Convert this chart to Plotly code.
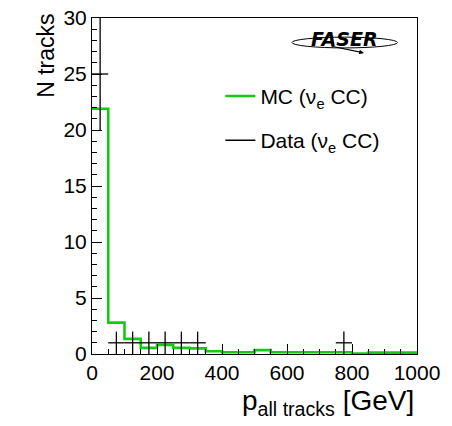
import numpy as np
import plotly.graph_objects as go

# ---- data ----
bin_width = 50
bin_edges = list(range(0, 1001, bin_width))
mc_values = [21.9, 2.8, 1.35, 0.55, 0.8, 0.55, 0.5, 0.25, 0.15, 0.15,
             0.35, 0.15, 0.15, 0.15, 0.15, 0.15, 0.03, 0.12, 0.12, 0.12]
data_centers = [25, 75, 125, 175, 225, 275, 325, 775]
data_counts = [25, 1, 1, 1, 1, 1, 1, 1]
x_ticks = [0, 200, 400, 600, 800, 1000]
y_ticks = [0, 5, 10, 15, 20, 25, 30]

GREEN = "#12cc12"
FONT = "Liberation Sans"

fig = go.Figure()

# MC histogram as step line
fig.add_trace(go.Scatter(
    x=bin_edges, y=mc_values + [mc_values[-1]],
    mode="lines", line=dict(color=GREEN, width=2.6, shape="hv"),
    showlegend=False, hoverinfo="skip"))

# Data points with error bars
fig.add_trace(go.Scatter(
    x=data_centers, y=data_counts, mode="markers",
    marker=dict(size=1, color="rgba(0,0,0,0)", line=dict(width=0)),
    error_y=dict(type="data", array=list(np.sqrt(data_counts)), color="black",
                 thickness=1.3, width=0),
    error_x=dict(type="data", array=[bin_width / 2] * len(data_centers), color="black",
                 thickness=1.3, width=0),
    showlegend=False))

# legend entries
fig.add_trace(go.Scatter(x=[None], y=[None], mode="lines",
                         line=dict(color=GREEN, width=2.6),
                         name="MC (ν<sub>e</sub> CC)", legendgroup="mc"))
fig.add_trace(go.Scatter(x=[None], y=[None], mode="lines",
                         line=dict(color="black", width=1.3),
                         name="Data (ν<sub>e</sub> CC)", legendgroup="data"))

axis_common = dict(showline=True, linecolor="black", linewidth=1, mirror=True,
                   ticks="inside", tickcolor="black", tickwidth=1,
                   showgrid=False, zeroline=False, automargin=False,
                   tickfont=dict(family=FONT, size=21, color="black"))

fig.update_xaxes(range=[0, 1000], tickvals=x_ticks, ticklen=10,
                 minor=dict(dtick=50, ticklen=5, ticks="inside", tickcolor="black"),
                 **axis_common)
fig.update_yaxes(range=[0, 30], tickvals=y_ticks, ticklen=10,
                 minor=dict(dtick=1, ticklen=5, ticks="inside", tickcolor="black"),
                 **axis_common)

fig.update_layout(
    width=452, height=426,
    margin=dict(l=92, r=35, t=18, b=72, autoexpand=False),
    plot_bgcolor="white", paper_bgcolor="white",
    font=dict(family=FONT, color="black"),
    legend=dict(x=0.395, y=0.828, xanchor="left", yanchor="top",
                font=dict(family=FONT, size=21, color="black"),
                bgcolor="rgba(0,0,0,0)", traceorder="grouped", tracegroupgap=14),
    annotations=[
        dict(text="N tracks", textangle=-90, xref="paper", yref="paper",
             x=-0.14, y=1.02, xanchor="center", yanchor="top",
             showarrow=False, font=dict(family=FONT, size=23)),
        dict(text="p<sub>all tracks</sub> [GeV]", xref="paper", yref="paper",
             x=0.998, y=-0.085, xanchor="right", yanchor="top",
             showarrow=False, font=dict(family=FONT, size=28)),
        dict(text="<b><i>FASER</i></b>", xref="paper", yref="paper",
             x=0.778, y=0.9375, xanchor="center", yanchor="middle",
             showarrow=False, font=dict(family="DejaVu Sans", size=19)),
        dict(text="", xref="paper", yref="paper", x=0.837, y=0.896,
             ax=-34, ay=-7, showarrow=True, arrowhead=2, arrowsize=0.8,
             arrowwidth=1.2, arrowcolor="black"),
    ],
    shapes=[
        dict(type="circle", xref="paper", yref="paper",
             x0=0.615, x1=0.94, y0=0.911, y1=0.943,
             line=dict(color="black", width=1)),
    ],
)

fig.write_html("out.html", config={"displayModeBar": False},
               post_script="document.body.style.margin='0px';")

---

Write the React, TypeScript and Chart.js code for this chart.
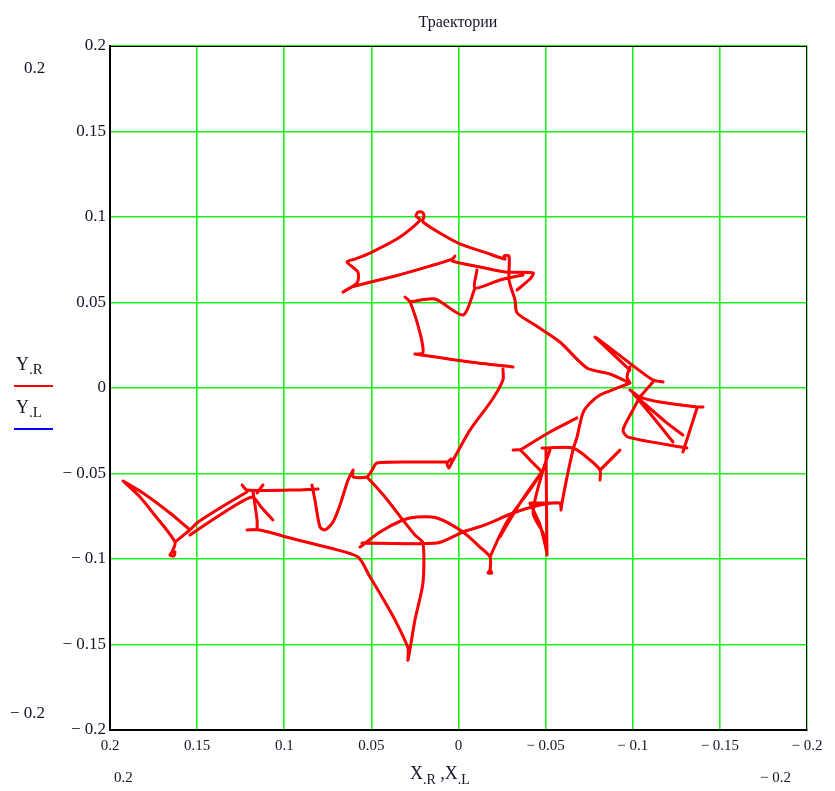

### The problem:
Scan the lines for the string "this". Copy out each line that matches.

### Exercise result:
Convert this chart to Plotly code.
Write the React, TypeScript and Chart.js code for this chart.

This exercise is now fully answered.